→ Task description:
Write out the material exactly, without any of its pictures.

▬▬▬▬▬▬

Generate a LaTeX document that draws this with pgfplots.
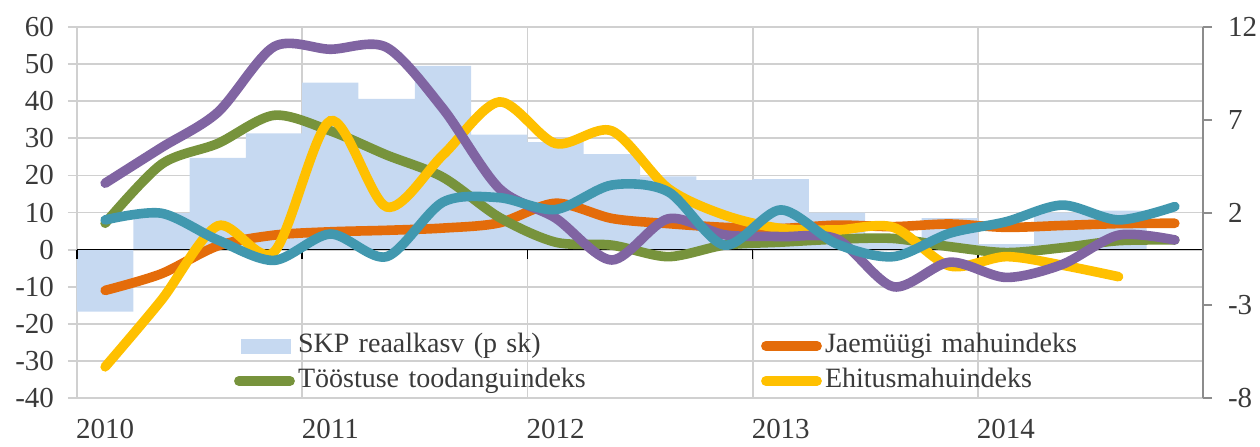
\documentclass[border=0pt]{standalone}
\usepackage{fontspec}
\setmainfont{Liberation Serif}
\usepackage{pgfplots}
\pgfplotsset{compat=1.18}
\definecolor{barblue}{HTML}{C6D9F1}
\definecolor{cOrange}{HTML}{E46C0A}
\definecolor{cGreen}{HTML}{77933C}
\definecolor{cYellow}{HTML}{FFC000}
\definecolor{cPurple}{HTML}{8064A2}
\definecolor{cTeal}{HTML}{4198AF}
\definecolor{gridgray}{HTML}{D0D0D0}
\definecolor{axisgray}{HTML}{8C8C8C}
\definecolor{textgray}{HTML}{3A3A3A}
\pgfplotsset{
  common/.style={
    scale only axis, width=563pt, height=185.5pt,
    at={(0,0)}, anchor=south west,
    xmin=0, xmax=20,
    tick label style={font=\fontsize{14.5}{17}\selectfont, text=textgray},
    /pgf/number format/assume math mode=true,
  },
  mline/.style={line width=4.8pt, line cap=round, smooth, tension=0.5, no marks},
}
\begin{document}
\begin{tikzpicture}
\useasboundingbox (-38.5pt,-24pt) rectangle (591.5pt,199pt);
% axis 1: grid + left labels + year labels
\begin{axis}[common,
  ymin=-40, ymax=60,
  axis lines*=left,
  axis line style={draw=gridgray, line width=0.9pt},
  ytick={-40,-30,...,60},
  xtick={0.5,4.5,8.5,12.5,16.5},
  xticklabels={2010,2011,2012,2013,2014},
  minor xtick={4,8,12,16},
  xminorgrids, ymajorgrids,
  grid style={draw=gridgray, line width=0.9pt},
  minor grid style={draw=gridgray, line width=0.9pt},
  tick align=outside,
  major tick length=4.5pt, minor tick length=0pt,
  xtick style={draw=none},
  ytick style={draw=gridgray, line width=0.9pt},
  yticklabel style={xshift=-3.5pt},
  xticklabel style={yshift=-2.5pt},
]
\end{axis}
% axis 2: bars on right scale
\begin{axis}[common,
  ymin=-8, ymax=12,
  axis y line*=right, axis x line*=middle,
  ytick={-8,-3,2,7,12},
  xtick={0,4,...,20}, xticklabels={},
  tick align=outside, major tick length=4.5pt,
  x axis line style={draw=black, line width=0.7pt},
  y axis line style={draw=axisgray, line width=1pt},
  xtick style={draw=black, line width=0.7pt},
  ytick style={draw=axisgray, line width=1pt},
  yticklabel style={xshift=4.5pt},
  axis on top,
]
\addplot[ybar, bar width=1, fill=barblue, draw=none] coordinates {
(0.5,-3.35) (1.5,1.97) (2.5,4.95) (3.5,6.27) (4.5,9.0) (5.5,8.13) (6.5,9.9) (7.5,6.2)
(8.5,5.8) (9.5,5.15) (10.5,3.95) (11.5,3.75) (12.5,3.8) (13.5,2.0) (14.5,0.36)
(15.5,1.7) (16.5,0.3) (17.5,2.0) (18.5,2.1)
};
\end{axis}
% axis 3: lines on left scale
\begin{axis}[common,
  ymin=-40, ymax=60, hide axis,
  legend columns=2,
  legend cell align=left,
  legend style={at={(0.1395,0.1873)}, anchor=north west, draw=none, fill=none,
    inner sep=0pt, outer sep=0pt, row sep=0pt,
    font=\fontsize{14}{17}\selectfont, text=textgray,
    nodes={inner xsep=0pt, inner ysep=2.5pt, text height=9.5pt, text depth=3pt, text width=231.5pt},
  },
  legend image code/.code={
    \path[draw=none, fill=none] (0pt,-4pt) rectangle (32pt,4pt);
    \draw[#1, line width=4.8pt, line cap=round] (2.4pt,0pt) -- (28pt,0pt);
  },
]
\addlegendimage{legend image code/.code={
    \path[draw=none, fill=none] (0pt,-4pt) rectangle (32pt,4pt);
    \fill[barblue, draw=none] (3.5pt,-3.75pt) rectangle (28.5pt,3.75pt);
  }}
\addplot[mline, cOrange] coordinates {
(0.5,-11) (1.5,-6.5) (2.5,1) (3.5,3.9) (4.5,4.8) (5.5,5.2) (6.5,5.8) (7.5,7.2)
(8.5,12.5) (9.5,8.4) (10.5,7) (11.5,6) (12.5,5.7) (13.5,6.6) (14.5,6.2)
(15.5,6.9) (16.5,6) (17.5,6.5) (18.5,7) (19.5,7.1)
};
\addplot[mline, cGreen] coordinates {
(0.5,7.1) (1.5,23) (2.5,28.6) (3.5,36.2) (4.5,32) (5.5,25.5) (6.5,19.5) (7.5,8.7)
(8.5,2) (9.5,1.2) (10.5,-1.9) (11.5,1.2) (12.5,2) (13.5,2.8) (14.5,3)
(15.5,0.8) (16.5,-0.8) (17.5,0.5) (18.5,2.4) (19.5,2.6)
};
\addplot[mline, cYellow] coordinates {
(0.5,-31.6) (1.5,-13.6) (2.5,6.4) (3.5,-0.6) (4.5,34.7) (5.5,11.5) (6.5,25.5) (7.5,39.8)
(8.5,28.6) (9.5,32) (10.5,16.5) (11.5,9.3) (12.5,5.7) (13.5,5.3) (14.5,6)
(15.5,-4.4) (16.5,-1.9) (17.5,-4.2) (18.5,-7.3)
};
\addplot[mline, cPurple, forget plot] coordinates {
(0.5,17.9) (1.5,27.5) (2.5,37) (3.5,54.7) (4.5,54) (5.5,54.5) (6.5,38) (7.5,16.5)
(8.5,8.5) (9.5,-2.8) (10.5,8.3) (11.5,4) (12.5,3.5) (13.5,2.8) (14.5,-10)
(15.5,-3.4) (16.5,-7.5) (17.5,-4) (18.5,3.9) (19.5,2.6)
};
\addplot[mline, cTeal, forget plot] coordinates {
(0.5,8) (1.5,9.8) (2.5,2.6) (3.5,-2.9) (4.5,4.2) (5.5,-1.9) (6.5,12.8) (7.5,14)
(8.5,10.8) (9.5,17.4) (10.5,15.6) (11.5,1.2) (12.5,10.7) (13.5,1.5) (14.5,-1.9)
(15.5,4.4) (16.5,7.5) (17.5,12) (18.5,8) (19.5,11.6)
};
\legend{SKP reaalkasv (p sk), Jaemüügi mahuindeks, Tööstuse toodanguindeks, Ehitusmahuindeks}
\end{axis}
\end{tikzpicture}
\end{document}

▬▬▬▬▬▬

→ Answer for the task:
Generate a LaTeX document that draws this with pgfplots.
\documentclass[border=0pt]{standalone}
\usepackage{fontspec}
\setmainfont{Liberation Serif}
\usepackage{pgfplots}
\pgfplotsset{compat=1.18}
\definecolor{barblue}{HTML}{C6D9F1}
\definecolor{cOrange}{HTML}{E46C0A}
\definecolor{cGreen}{HTML}{77933C}
\definecolor{cYellow}{HTML}{FFC000}
\definecolor{cPurple}{HTML}{8064A2}
\definecolor{cTeal}{HTML}{4198AF}
\definecolor{gridgray}{HTML}{D0D0D0}
\definecolor{axisgray}{HTML}{8C8C8C}
\definecolor{textgray}{HTML}{3A3A3A}
\pgfplotsset{
  common/.style={
    scale only axis, width=563pt, height=185.5pt,
    at={(0,0)}, anchor=south west,
    xmin=0, xmax=20,
    tick label style={font=\fontsize{14.5}{17}\selectfont, text=textgray},
    /pgf/number format/assume math mode=true,
  },
  mline/.style={line width=4.8pt, line cap=round, smooth, tension=0.5, no marks},
}
\begin{document}
\begin{tikzpicture}
\useasboundingbox (-38.5pt,-24pt) rectangle (591.5pt,199pt);
% axis 1: grid + left labels + year labels
\begin{axis}[common,
  ymin=-40, ymax=60,
  axis lines*=left,
  axis line style={draw=gridgray, line width=0.9pt},
  ytick={-40,-30,...,60},
  xtick={0.5,4.5,8.5,12.5,16.5},
  xticklabels={2010,2011,2012,2013,2014},
  minor xtick={4,8,12,16},
  xminorgrids, ymajorgrids,
  grid style={draw=gridgray, line width=0.9pt},
  minor grid style={draw=gridgray, line width=0.9pt},
  tick align=outside,
  major tick length=4.5pt, minor tick length=0pt,
  xtick style={draw=none},
  ytick style={draw=gridgray, line width=0.9pt},
  yticklabel style={xshift=-3.5pt},
  xticklabel style={yshift=-2.5pt},
]
\end{axis}
% axis 2: bars on right scale
\begin{axis}[common,
  ymin=-8, ymax=12,
  axis y line*=right, axis x line*=middle,
  ytick={-8,-3,2,7,12},
  xtick={0,4,...,20}, xticklabels={},
  tick align=outside, major tick length=4.5pt,
  x axis line style={draw=black, line width=0.7pt},
  y axis line style={draw=axisgray, line width=1pt},
  xtick style={draw=black, line width=0.7pt},
  ytick style={draw=axisgray, line width=1pt},
  yticklabel style={xshift=4.5pt},
  axis on top,
]
\addplot[ybar, bar width=1, fill=barblue, draw=none] coordinates {
(0.5,-3.35) (1.5,1.97) (2.5,4.95) (3.5,6.27) (4.5,9.0) (5.5,8.13) (6.5,9.9) (7.5,6.2)
(8.5,5.8) (9.5,5.15) (10.5,3.95) (11.5,3.75) (12.5,3.8) (13.5,2.0) (14.5,0.36)
(15.5,1.7) (16.5,0.3) (17.5,2.0) (18.5,2.1)
};
\end{axis}
% axis 3: lines on left scale
\begin{axis}[common,
  ymin=-40, ymax=60, hide axis,
  legend columns=2,
  legend cell align=left,
  legend style={at={(0.1395,0.1873)}, anchor=north west, draw=none, fill=none,
    inner sep=0pt, outer sep=0pt, row sep=0pt,
    font=\fontsize{14}{17}\selectfont, text=textgray,
    nodes={inner xsep=0pt, inner ysep=2.5pt, text height=9.5pt, text depth=3pt, text width=231.5pt},
  },
  legend image code/.code={
    \path[draw=none, fill=none] (0pt,-4pt) rectangle (32pt,4pt);
    \draw[#1, line width=4.8pt, line cap=round] (2.4pt,0pt) -- (28pt,0pt);
  },
]
\addlegendimage{legend image code/.code={
    \path[draw=none, fill=none] (0pt,-4pt) rectangle (32pt,4pt);
    \fill[barblue, draw=none] (3.5pt,-3.75pt) rectangle (28.5pt,3.75pt);
  }}
\addplot[mline, cOrange] coordinates {
(0.5,-11) (1.5,-6.5) (2.5,1) (3.5,3.9) (4.5,4.8) (5.5,5.2) (6.5,5.8) (7.5,7.2)
(8.5,12.5) (9.5,8.4) (10.5,7) (11.5,6) (12.5,5.7) (13.5,6.6) (14.5,6.2)
(15.5,6.9) (16.5,6) (17.5,6.5) (18.5,7) (19.5,7.1)
};
\addplot[mline, cGreen] coordinates {
(0.5,7.1) (1.5,23) (2.5,28.6) (3.5,36.2) (4.5,32) (5.5,25.5) (6.5,19.5) (7.5,8.7)
(8.5,2) (9.5,1.2) (10.5,-1.9) (11.5,1.2) (12.5,2) (13.5,2.8) (14.5,3)
(15.5,0.8) (16.5,-0.8) (17.5,0.5) (18.5,2.4) (19.5,2.6)
};
\addplot[mline, cYellow] coordinates {
(0.5,-31.6) (1.5,-13.6) (2.5,6.4) (3.5,-0.6) (4.5,34.7) (5.5,11.5) (6.5,25.5) (7.5,39.8)
(8.5,28.6) (9.5,32) (10.5,16.5) (11.5,9.3) (12.5,5.7) (13.5,5.3) (14.5,6)
(15.5,-4.4) (16.5,-1.9) (17.5,-4.2) (18.5,-7.3)
};
\addplot[mline, cPurple, forget plot] coordinates {
(0.5,17.9) (1.5,27.5) (2.5,37) (3.5,54.7) (4.5,54) (5.5,54.5) (6.5,38) (7.5,16.5)
(8.5,8.5) (9.5,-2.8) (10.5,8.3) (11.5,4) (12.5,3.5) (13.5,2.8) (14.5,-10)
(15.5,-3.4) (16.5,-7.5) (17.5,-4) (18.5,3.9) (19.5,2.6)
};
\addplot[mline, cTeal, forget plot] coordinates {
(0.5,8) (1.5,9.8) (2.5,2.6) (3.5,-2.9) (4.5,4.2) (5.5,-1.9) (6.5,12.8) (7.5,14)
(8.5,10.8) (9.5,17.4) (10.5,15.6) (11.5,1.2) (12.5,10.7) (13.5,1.5) (14.5,-1.9)
(15.5,4.4) (16.5,7.5) (17.5,12) (18.5,8) (19.5,11.6)
};
\legend{SKP reaalkasv (p sk), Jaemüügi mahuindeks, Tööstuse toodanguindeks, Ehitusmahuindeks}
\end{axis}
\end{tikzpicture}
\end{document}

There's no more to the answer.